问题
My dataframe reads like :
df1
user_id username firstname lastname
123 abc abc abc
456 def def def
789 ghi ghi ghi
df2
user_id username firstname lastname
111 xyz xyz xyz
456 def def def
234 mnp mnp mnp
Now I want a output dataframe like
user_id username firstname lastname
123 abc abc abc
456 def def def
789 ghi ghi ghi
111 xyz xyz xyz
234 mnp mnp mnp
As user_id 456 is common across both the dataframes. I have tried groupby on user_id groupby(['user_id']) . But looks like groupby need to be followed by some aggregation which I don't want here.
回答1:
Use concat + drop_duplicates:
df = pd.concat([df1, df2]).drop_duplicates('user_id').reset_index(drop=True)
print (df)
user_id username firstname lastname
0 123 abc abc abc
1 456 def def def
2 789 ghi ghi ghi
3 111 xyz xyz xyz
4 234 mnp mnp mnp
Solution with groupby and aggregate first is slowier:
df = pd.concat([df1, df2]).groupby('user_id', as_index=False, sort=False).first()
print (df)
user_id username firstname lastname
0 123 abc abc abc
1 456 def def def
2 789 ghi ghi ghi
3 111 xyz xyz xyz
4 234 mnp mnp mnp
EDIT:
Another solution with boolean indexing and numpy.in1d:
df = pd.concat([df1, df2[~np.in1d(df2['user_id'], df1['user_id'])]], ignore_index=True)
print (df)
user_id username firstname lastname
0 123 abc abc abc
1 456 def def def
2 789 ghi ghi ghi
3 111 xyz xyz xyz
4 234 mnp mnp mnp
回答2:
One approach with masking -
def app1(df1,df2):
df20 = df2[~df2.user_id.isin(df1.user_id)]

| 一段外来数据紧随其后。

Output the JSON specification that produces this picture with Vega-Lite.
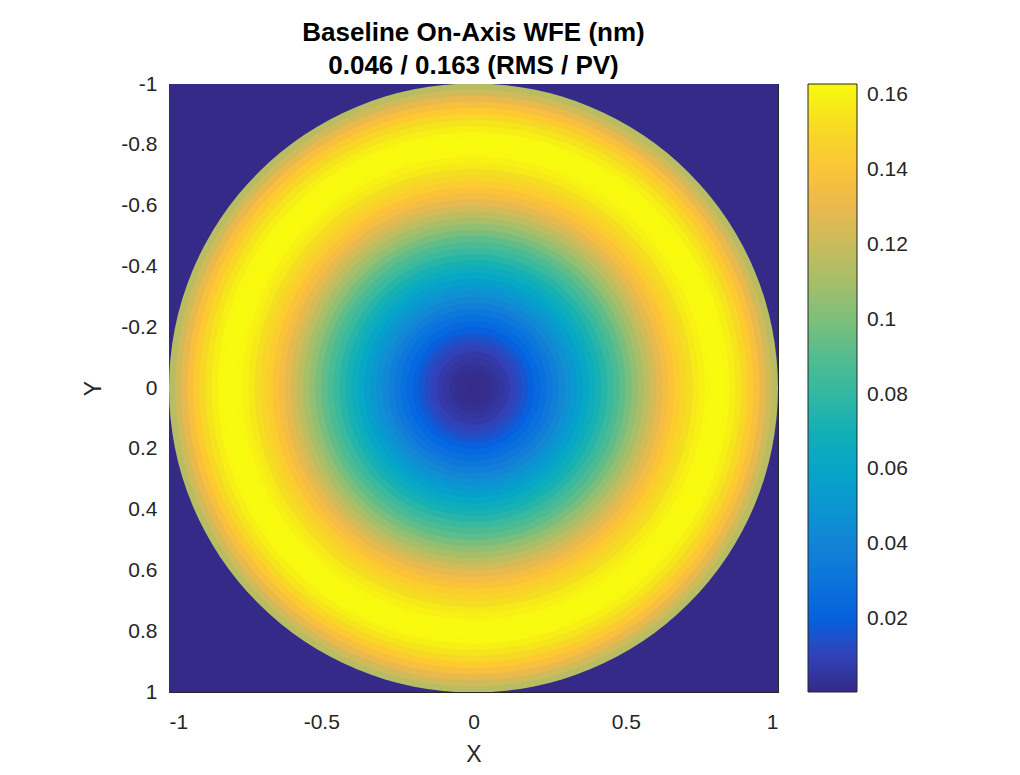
{
  "$schema": "https://vega.github.io/schema/vega-lite/v6.json",
  "width": 609,
  "height": 608,
  "autosize": "none",
  "padding": {"left": 169, "top": 84, "right": 242, "bottom": 83},
  "background": "white",
  "title": {
    "text": ["Baseline On-Axis WFE (nm)", "0.046 / 0.163 (RMS / PV)"],
    "font": "Liberation Sans",
    "fontSize": 26,
    "fontWeight": "bold",
    "color": "#000000",
    "anchor": "middle",
    "frame": "group",
    "offset": -6,
    "lineHeight": 33
  },
  "config": {
    "view": {"stroke": null},
    "axis": {
      "labelFont": "Liberation Sans",
      "labelFontSize": 21,
      "labelColor": "#262626",
      "titleFont": "Liberation Sans",
      "titleFontSize": 23,
      "titleFontWeight": "normal",
      "titleColor": "#262626",
      "domainColor": "#262626",
      "domainWidth": 1,
      "tickColor": "#262626",
      "tickWidth": 1,
      "tickSize": -6,
      "grid": false,
      "zindex": 1
    },
    "legend": {
      "labelFont": "Liberation Sans",
      "labelFontSize": 21,
      "labelColor": "#262626"
    }
  },
  "resolve": {"axis": {"x": "independent", "y": "independent"}},
  "layer": [
    {
      "data": {"values": [{"x0": -1, "x1": 1, "y0": -1, "y1": 1}]},
      "mark": {"type": "rect", "fill": "#352a87"},
      "encoding": {
        "x": {
          "field": "x0", "type": "quantitative",
          "scale": {"domain": [-1, 1], "nice": false, "zero": false},
          "axis": null
        },
        "x2": {"field": "x1"},
        "y": {
          "field": "y0", "type": "quantitative",
          "scale": {"domain": [-1, 1], "nice": false, "zero": false, "reverse": true},
          "axis": null
        },
        "y2": {"field": "y1"}
      }
    },
    {
      "data": {"values": [
        {"cx": 0, "cy": 0, "r": 1.00, "v": 0.115},
        {"cx": 0, "cy": 0, "r": 0.98, "v": 0.122},
        {"cx": 0, "cy": 0, "r": 0.96, "v": 0.130},
        {"cx": 0, "cy": 0, "r": 0.94, "v": 0.137},
        {"cx": 0, "cy": 0, "r": 0.92, "v": 0.144},
        {"cx": 0, "cy": 0, "r": 0.90, "v": 0.150},
        {"cx": 0, "cy": 0, "r": 0.88, "v": 0.155},
        {"cx": 0, "cy": 0, "r": 0.86, "v": 0.159},
        {"cx": 0, "cy": 0, "r": 0.84, "v": 0.162},
        {"cx": 0, "cy": 0, "r": 0.82, "v": 0.163},
        {"cx": 0, "cy": 0, "r": 0.80, "v": 0.163},
        {"cx": 0, "cy": 0, "r": 0.78, "v": 0.162},
        {"cx": 0, "cy": 0, "r": 0.76, "v": 0.160},
        {"cx": 0, "cy": 0, "r": 0.74, "v": 0.157},
        {"cx": 0, "cy": 0, "r": 0.72, "v": 0.153},
        {"cx": 0, "cy": 0, "r": 0.70, "v": 0.149},
        {"cx": 0, "cy": 0, "r": 0.68, "v": 0.145},
        {"cx": 0, "cy": 0, "r": 0.66, "v": 0.140},
        {"cx": 0, "cy": 0, "r": 0.64, "v": 0.135},
        {"cx": 0, "cy": 0, "r": 0.62, "v": 0.129},
        {"cx": 0, "cy": 0, "r": 0.60, "v": 0.123},
        {"cx": 0, "cy": 0, "r": 0.58, "v": 0.117},
        {"cx": 0, "cy": 0, "r": 0.56, "v": 0.111},
        {"cx": 0, "cy": 0, "r": 0.54, "v": 0.105},
        {"cx": 0, "cy": 0, "r": 0.52, "v": 0.099},
        {"cx": 0, "cy": 0, "r": 0.50, "v": 0.093},
        {"cx": 0, "cy": 0, "r": 0.48, "v": 0.088},
        {"cx": 0, "cy": 0, "r": 0.46, "v": 0.082},
        {"cx": 0, "cy": 0, "r": 0.44, "v": 0.077},
        {"cx": 0, "cy": 0, "r": 0.42, "v": 0.072},
        {"cx": 0, "cy": 0, "r": 0.40, "v": 0.067},
        {"cx": 0, "cy": 0, "r": 0.38, "v": 0.062},
        {"cx": 0, "cy": 0, "r": 0.36, "v": 0.057},
        {"cx": 0, "cy": 0, "r": 0.34, "v": 0.052},
        {"cx": 0, "cy": 0, "r": 0.32, "v": 0.047},
        {"cx": 0, "cy": 0, "r": 0.30, "v": 0.042},
        {"cx": 0, "cy": 0, "r": 0.28, "v": 0.037},
        {"cx": 0, "cy": 0, "r": 0.26, "v": 0.032},
        {"cx": 0, "cy": 0, "r": 0.24, "v": 0.028},
        {"cx": 0, "cy": 0, "r": 0.22, "v": 0.024},
        {"cx": 0, "cy": 0, "r": 0.20, "v": 0.020},
        {"cx": 0, "cy": 0, "r": 0.18, "v": 0.016},
        {"cx": 0, "cy": 0, "r": 0.16, "v": 0.013},
        {"cx": 0, "cy": 0, "r": 0.14, "v": 0.010},
        {"cx": 0, "cy": 0, "r": 0.12, "v": 0.007},
        {"cx": 0, "cy": 0, "r": 0.10, "v": 0.005},
        {"cx": 0, "cy": 0, "r": 0.08, "v": 0.0035},
        {"cx": 0, "cy": 0, "r": 0.06, "v": 0.002},
        {"cx": 0, "cy": 0, "r": 0.04, "v": 0.0012},
        {"cx": 0, "cy": 0, "r": 0.02, "v": 0.0008}
      ]},
      "mark": {"type": "circle", "opacity": 1, "strokeWidth": 0, "clip": true},
      "encoding": {
        "x": {"field": "cx", "type": "quantitative", "axis": null},
        "y": {"field": "cy", "type": "quantitative", "axis": null},
        "size": {
          "field": "r", "type": "quantitative", "legend": null,
          "scale": {"type": "pow", "exponent": 2, "domain": [0, 1], "range": [0, 370881]}
        },
        "color": {
          "field": "v", "type": "quantitative",
          "scale": {
            "domain": [0.0005, 0.163],
            "interpolate": "rgb",
            "range": ["#352a87", "#3243ba", "#0363e1", "#0d75dc", "#1485d4", "#0998d1", "#06a7c6", "#15b1b4", "#38b99e", "#59bd8c", "#87bf77", "#aebe67", "#d1bb59", "#f1b94a", "#fec832", "#f5de21", "#f9fb0e"]
          },
          "legend": {
            "orient": "right",
            "offset": 29,
            "padding": 0,
            "title": null,
            "direction": "vertical",
            "gradientLength": 608,
            "gradientThickness": 49,
            "gradientStrokeColor": "#262626",
            "gradientStrokeWidth": 1,
            "values": [0.02, 0.04, 0.06, 0.08, 0.1, 0.12, 0.14, 0.16],
            "labelExpr": "'' + datum.value",
            "labelOffset": 10,
            "labelOverlap": false
          }
        }
      }
    },
    {
      "data": {"values": [{"x0": -1, "x1": 1, "y0": -1, "y1": 1}]},
      "mark": {"type": "rect", "fillOpacity": 0},
      "encoding": {
        "x": {
          "field": "x0", "type": "quantitative",
          "axis": {"orient": "bottom", "values": [-1, -0.5, 0, 0.5, 1], "labelExpr": "'' + datum.value", "title": "X", "labelPadding": 25, "titlePadding": 11}
        },
        "x2": {"field": "x1"},
        "y": {
          "field": "y0", "type": "quantitative",
          "axis": {"orient": "left", "values": [-1, -0.8, -0.6, -0.4, -0.2, 0, 0.2, 0.4, 0.6, 0.8, 1], "labelExpr": "'' + datum.value", "title": "Y", "labelPadding": 18, "titlePadding": 15}
        },
        "y2": {"field": "y1"}
      }
    },
    {
      "data": {"values": [{"x0": -1, "x1": 1, "y0": -1, "y1": 1}]},
      "mark": {"type": "rect", "fillOpacity": 0},
      "encoding": {
        "x": {
          "field": "x0", "type": "quantitative",
          "axis": {"orient": "top", "values": [-1, -0.5, 0, 0.5, 1], "labels": false, "title": null}
        },
        "x2": {"field": "x1"},
        "y": {
          "field": "y0", "type": "quantitative",
          "axis": {"orient": "right", "values": [-1, -0.8, -0.6, -0.4, -0.2, 0, 0.2, 0.4, 0.6, 0.8, 1], "labels": false, "title": null}
        },
        "y2": {"field": "y1"}
      }
    }
  ]
}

return pd.concat([df1, df20],axis=0)
Two more approaches using the underlying array data, np.in1d, np.searchsorted to get the mask of matches and then stacking those two and constructing an output dataframe from the stacked array data -
def app2(df1,df2):
df20_arr = df2.values[~np.in1d(df1.user_id.values, df2.user_id.values)]

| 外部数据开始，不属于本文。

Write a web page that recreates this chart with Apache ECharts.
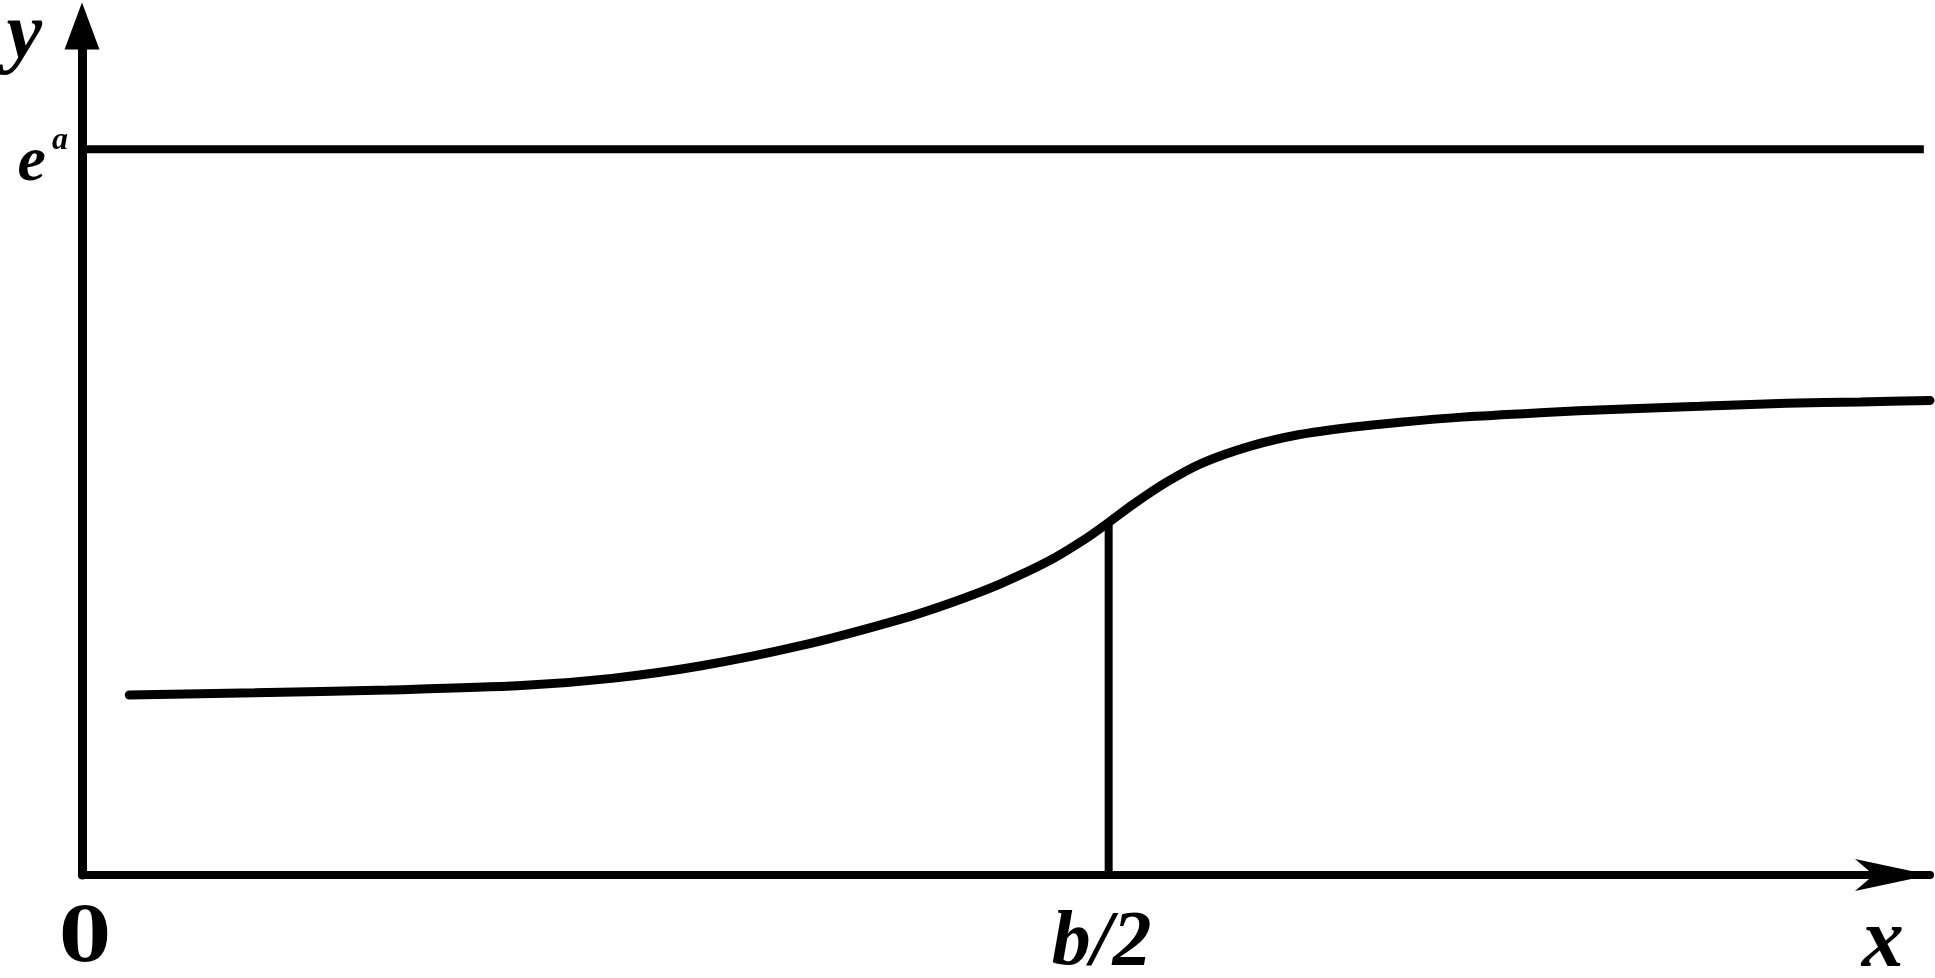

arr = np.vstack(( df1.values, df20_arr ))
df_out = pd.DataFrame(arr, columns= df1.columns)
return df_out
def app3(df1,df2):
a = df1.values
b = df2.values
df20_arr = b[~np.in1d(a[:,0], b[:,0])]
arr = np.vstack(( a, df20_arr ))
df_out = pd.DataFrame(arr, columns= df1.columns)
return df_out
def app4(df1,df2):
a = df1.values
b = df2.values
b0 = b[:,0].astype(int)
as0 = np.sort(a[:,0].astype(int))
df20_arr = b[as0[np.searchsorted(as0,b0)] != b0]
arr = np.vstack(( a, df20_arr ))
df_out = pd.DataFrame(arr, columns= df1.columns)
return df_out
Timings for given sample -
In [49]: %timeit app1(df1,df2)
...: %timeit app2(df1,df2)
...: %timeit app3(df1,df2)
...: %timeit app4(df1,df2)
...:
1000 loops, best of 3: 753 µs per loop
10000 loops, best of 3: 192 µs per loop
10000 loops, best of 3: 181 µs per loop
10000 loops, best of 3: 171 µs per loop
# @jezrael's edited solution
In [85]: %timeit pd.concat([df1, df2[~np.in1d(df2['user_id'], df1['user_id'])]], ignore_index=True)
1000 loops, best of 3: 614 µs per loop
Would be interesting to see how these fare on larger datasets.
回答3:
Another approach is to use np.in1d to check for duplicate user_id.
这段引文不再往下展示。